Dalla democrazia parlamentare alla dittatura sanitaria

lunedì 20 aprile 2020


La distinzione tra decreto legge e decreto del presidente del Consiglio dei ministri non è roba da legulei. Mentre il primo deve essere convertito in legge entro sessanta giorni, e quindi esso si realizza sotto il controllo diretto del Parlamento, il citato dpcm non ha forza di legge, in quanto costituisce un mero atto amministrativo utilizzato di prassi per dare attuazione, al pari dei decreti ministeriali, a norme già esistenti o/e varare regolamenti.

Ebbene, il Governo in carica ha realizzato una compressione delle libertà costituzionali dei cittadini italiani proprio con un atto amministrativo, suscitando la piena riprovazione di autorevoli costituzionalisti del calibro di Sabino Cassese.

Ma ovviamente, avendo letteralmente sommerso il Paese sotto una coltre di paura, se non di vero e proprio terror panico, con le principali grancasse giornalistiche e televisive schierate a sostegno di tale linea terrorizzante, si è avuto buon gioco nell’imporre con un semplice tratto di penna un surreale regime sanitario di polizia. Nessuna forza politica, nessuna organizzazione economica rappresentativa, nessuno di quei salotti radical chic che per anni hanno straparlato del pericolo di un ritorno del fascismo ha avuto il coraggio non dico di contestare frontalmente le impressionanti misure restrittive decise dal Comitato di sanità pubblica al potere, ma almeno di criticarne alcuni evidenti elementi di chiara irrazionalità. Tutti zitti e tutti muti, letteralmente paralizzati dal timore di venire indicati come alleati o fiancheggiatori del Covid-19.

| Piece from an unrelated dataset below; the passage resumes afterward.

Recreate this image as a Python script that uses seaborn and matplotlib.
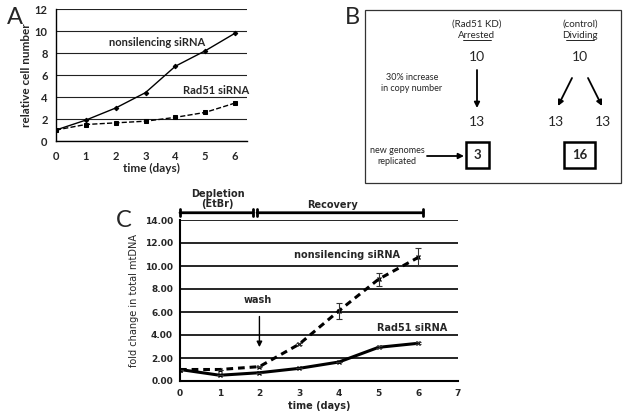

Tuttavia, nel frattempo questo banale atto amministrativo firmato, a mio avviso, con grande leggerezza da Giuseppe Conte sta producendo danni colossali tanto sul piano economico che su quello sociale, causando una notevole devastazione nel morale di un crescente numero di cittadini a cui si continuano a mandare gli stessi messaggi allarmistici dei primi momenti, senza indicare una chiara prospettiva d’uscita da questo spaventoso incubo collettivo.

Le cronache ci segnalano con cadenza inquietante episodi di violenza. Un signore di Padova che correva rispettando le norme è stato massacrato di botte, mentre due coniugi di Sassari, usciti per gettare l’immondizia nel cassonetto, sono stati aggrediti brutalmente da ben 4 pattuglie di vigili accorsi sul luogo del “crimine”. Nel giorno di Pasquetta Barbara D’Urso, che in queste settimane si sta distinguendo come implacabile fustigatrice dei “delinquenti” che si permettono di uscire di casa senza un valido motivo, ha mandato in onda nel suo programma su Canale 5 un ampio servizio sulla caccia senza quartiere che la Guardia di finanza stava dando ad un pericoloso runner fuggito lungo la spiaggia di Jesolo. In Piemonte, al contrario, si registrano proteste quasi al limite della sommossa, come nel caso di Torino in cui molta gente è scesa in strada ad inveire contro le Forze dell’ordine, o come accaduto a Pinerolo dove una cittadina, esasperata dall’obbligo di restare agli arresti domiciliari, ha gettato in terra la mascherina davanti ad un gruppo di poliziotti.

Insomma, in un clima che si fa sempre più cupo man mano che passano i giorni, con i centri abitati annichiliti in un silenzio irreale, chi ha in mano il pallino del comando sembra baloccarsi in un imbarazzante giochino della margherita, sfogliandone con estrema lentezza i petali, così da arrivare finalmente alla fatidica decisione di riaprire il Paese alla vita. Costoro ci ripetono che lo stanno facendo per il nostro bene, che debbono valutare con estrema attenzione i prossimi passi, perché ne va della nostra salute. Ma è anche della salute civile e democratica che occorrerebbe preoccuparsi, e non poco visto che, speriamo solo temporaneamente, siamo passati da un regime parlamentare ad uno assai più restrittivo di natura sanitaria, in cui un atto amministrativo sembra pesare assai più di una norma costituzionale.